Using immature stem cells to create a miniature model of the gut in the laboratory, researchers at Washington University School of Medicine in St. Louis and the University of Pittsburgh have determined how infection-causing enteroviruses enter the intestine.
Enteroviruses cause millions of infections each year worldwide and are transmitted primarily through close person-to-person contact, touching infected surfaces, or ingesting food or water containing the virus. They can spur flu-like symptoms or more serious conditions such as inflammation in the brain or heart, acute paralysis or even death. Enterovirus infections within neonatal intensive care units (NICU) can be particularly devastating as infants are especially susceptible to infection from these viruses.
The study is published Jan. 30 in the online early edition of Proceedings of the National Academy of Sciences.
Within the pediatric population, enteroviruses have proved particularly devastating, with infant fatality rates approaching 20 percent.

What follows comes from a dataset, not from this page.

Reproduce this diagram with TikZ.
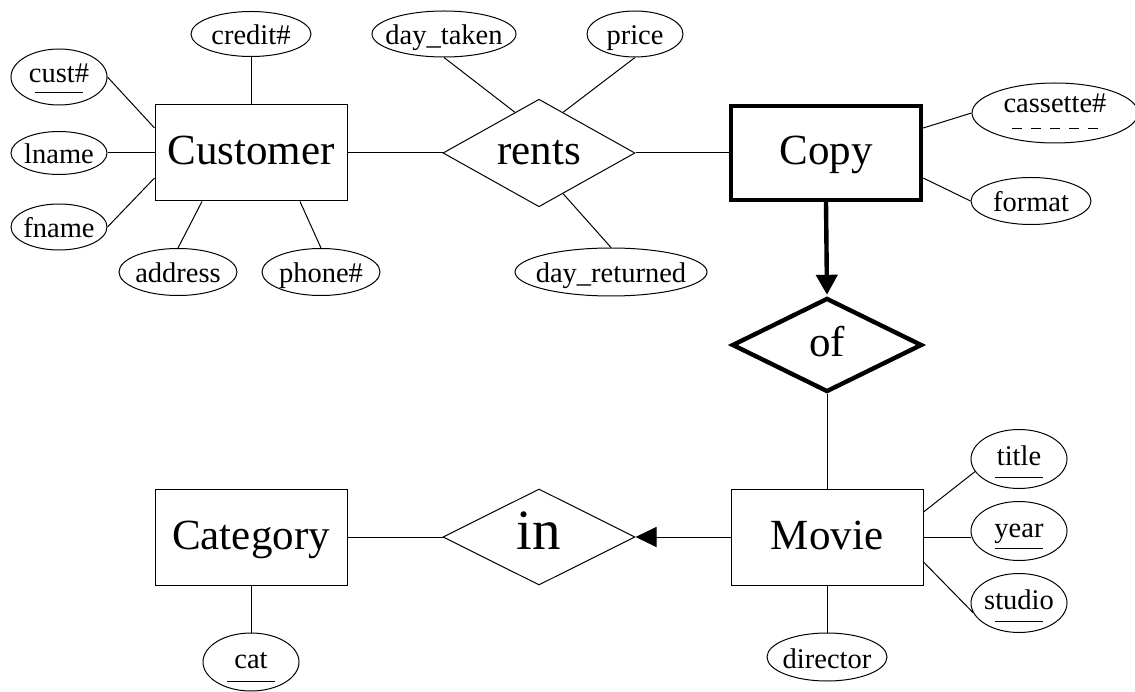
\documentclass[tikz,border=0pt]{standalone}
\usepackage{fontspec}
\setmainfont{Liberation Serif}
\usetikzlibrary{shapes.geometric,arrows.meta,calc}

\newcommand\bigfont{\fontsize{43}{50}\selectfont}
\newcommand\hugefont{\fontsize{57}{64}\selectfont}
\newcommand\attrfont{\fontsize{28.5}{32}\selectfont}
% zero-width text so the ellipse size comes from the minimum sizes only
\newcommand\fixw[1]{\makebox[0pt]{#1}}

\begin{document}
\begin{tikzpicture}[x=1pt,y=-1pt,
  entity/.style={rectangle, draw, line width=1pt, minimum width=192pt,
    minimum height=96pt, inner sep=0pt, font=\bigfont, text height=24pt, text depth=0pt},
  relation/.style={diamond, draw, line width=1pt, minimum width=192pt,
    minimum height=96pt, inner sep=0pt, font=\bigfont, text height=24pt, text depth=0pt},
  weak/.style={line width=4.4pt},
  attr/.style={ellipse, draw, line width=1pt, inner sep=0pt, font=\attrfont,
    text height=22pt, text depth=0pt},
  keyattr/.style={attr, text height=12pt},
  link/.style={line width=1pt},
  keyline/.style={line width=1pt},
  partkeyline/.style={line width=1pt, dash pattern=on 10pt off 9pt},
]
\useasboundingbox (0,0) rectangle (1135,692);
\fill[white] (0,0) rectangle (1135,692);

% entities and relationships
\node[entity] (customer) at (251,153) {Customer};
\node[entity, weak, minimum width=190pt, minimum height=94pt] (copy) at (826,153) {Copy};
\node[entity] (category) at (251,537) {Category};
\node[entity] (movie) at (827,537) {Movie};
\node[relation] (rents) at (539,153) {rents};
\node[relation, weak, minimum width=190pt, minimum height=94pt] (ofrel) at (827,345) {of};
\node[relation, font=\hugefont] (inrel) at (539,537) {in};

% attributes
\node[keyattr, minimum width=96pt, minimum height=56pt] (custno) at (59,77) {\fixw{cust\#}};
\node[attr, minimum width=96pt, minimum height=43pt] (lname) at (59,153) {\fixw{lname}};
\node[attr, minimum width=96pt, minimum height=46pt] (fname) at (59,227) {\fixw{fname}};
\node[attr, minimum width=120pt, minimum height=45pt] (credit) at (251,34) {\fixw{credit\#}};
\node[attr, minimum width=118pt, minimum height=47pt] (address) at (178,272) {\fixw{address}};
\node[attr, minimum width=118pt, minimum height=47pt] (phone) at (321,272) {\fixw{phone\#}};
\node[attr, minimum width=144pt, minimum height=46pt] (daytaken) at (444,34) {\fixw{day\_taken}};
\node[attr, minimum width=96pt, minimum height=46pt] (price) at (635,34) {\fixw{price}};
\node[attr, minimum width=192pt, minimum height=48pt] (dayret) at (611,272) {\fixw{day\_returned}};
\node[attr, text height=0pt, minimum width=166pt, minimum height=60pt] (cassette) at (1055,113) {\fixw{cassette\#}};
\node[attr, minimum width=120pt, minimum height=47pt] (format) at (1031,201) {\fixw{format}};
\node[keyattr, minimum width=96pt, minimum height=59pt] (title) at (1019,459) {\fixw{title}};
\node[keyattr, minimum width=96pt, minimum height=59pt] (year) at (1019,531) {\fixw{year}};
\node[keyattr, minimum width=96pt, minimum height=59pt] (studio) at (1019,603) {\fixw{studio}};
\node[attr, minimum width=120pt, minimum height=48pt] (director) at (827,657) {\fixw{director}};
\node[keyattr, minimum width=96pt, minimum height=58pt] (cat) at (251,662) {\fixw{cat}};

% key underlines
\draw[keyline] ([yshift=-16pt]custno.center) ++(-24pt,0) -- ++(48pt,0);
\draw[keyline] ([yshift=-18pt]title.center) ++(-24pt,0) -- ++(48pt,0);
\draw[keyline] ([yshift=-17pt]year.center) ++(-24pt,0) -- ++(48pt,0);
\draw[keyline] ([yshift=-18pt]studio.center) ++(-24pt,0) -- ++(48pt,0);
\draw[keyline] ([yshift=-19pt]cat.center) ++(-24pt,0) -- ++(48pt,0);
\draw[partkeyline] ([yshift=-16pt]cassette.center) ++(-43pt,0) -- ++(86pt,0);

% Customer attributes
\draw[link] (custno.east) -- ([yshift=25pt]customer.west);
\draw[link] (lname.east) -- (lname.east -| customer.west);
\draw[link] (fname.east) -- ([yshift=-25pt]customer.west);
\draw[link] (credit.south) -- (credit.south |- customer.north);
\draw[link] (address.north) -- ([xshift=-49pt]customer.south);
\draw[link] (phone.north) -- ([xshift=49pt]customer.south);

% rents
\draw[link] (customer.east) -- (rents.west);
\draw[link] (rents.east) -- (copy.west);
\draw[link] (daytaken.south) -- ($(rents.west)!0.75!(rents.north)$);
\draw[link] (price.south) -- ($(rents.north)!0.25!(rents.east)$);
\draw[link] ($(rents.south)!0.25!(rents.east)$) -- (dayret.north);

% Copy
\draw[link] ([yshift=25pt]copy.east) -- (cassette.west);
\draw[link] ([yshift=-25pt]copy.east) -- (format.west);
\draw[line width=4.4pt, -{Triangle[width=21pt,length=20pt]}, shorten >=1pt] (copy.south) -- (ofrel.north);
\draw[link] (ofrel.south) -- (movie.north);

% Movie
\draw[link] ([yshift=25pt]movie.east) -- (title.196);
\draw[link] (movie.east) -- (movie.east -| year.west);
\draw[link] ([yshift=-25pt]movie.east) -- (studio.192);
\draw[link] (movie.south) -- (director.north);
\draw[link, -{Triangle[width=20pt,length=21pt]}] (movie.west) -- (inrel.east);

% Category
\draw[link] (category.east) -- (inrel.west);
\draw[link] (category.south) -- (cat.north);
\end{tikzpicture}
\end{document}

“This study not only provides important insights into enterovirus infections but also provides an important model that could be used to test the efficacy of anti-enterovirus therapeutics in the premature intestine,” said Misty Good, MD, an assistant professor of pediatrics at Washington University School of Medicine in St. Louis and co-senior author of the study.
Researchers isolated stem cells from a premature infant’s small intestine and created “mini-guts” in the laboratory as a model to see how the virus behaves in the intestine. This model replicates various cell types within the tissue found in the intestine.
The mini-gut model showed that the small intestines are most susceptible to infection by certain enteroviruses such as echovirus 11 (E11) and coxsackievirus B (CVB), both of which are commonly associated with illness in the neonatal population. E11, the enterovirus most commonly associated with NICU infections, induced significant damage to the mini-guts.
Researchers also found that E11 targets certain cells within the gastrointestinal tract and may facilitate passage of the virus into the bloodstream, which can result in serious illness.
“Despite their major global impact, especially on the health of children, little is known about the route that these viruses take to cross the intestine, their primary point of entry,” said co-senior author Carolyn Coyne, an associate professor of microbiology and molecular genetics at the University of Pittsburgh School of Medicine. “Our approach has for the first time shed some light on this process. This model also could be used for developing anti-enterovirus therapeutics targeting the gastrointestinal tract, given that no therapeutic approaches exist to combat infections of these viruses.”
Said Gary A. Silverman, MD, PhD, the Harriet B. Spoehrer Professor and the head of Department of Pediatrics at Washington University: “This research has the potential for a positive global impact on human health, especially since enteroviruses cause disease in all human populations and age groups.”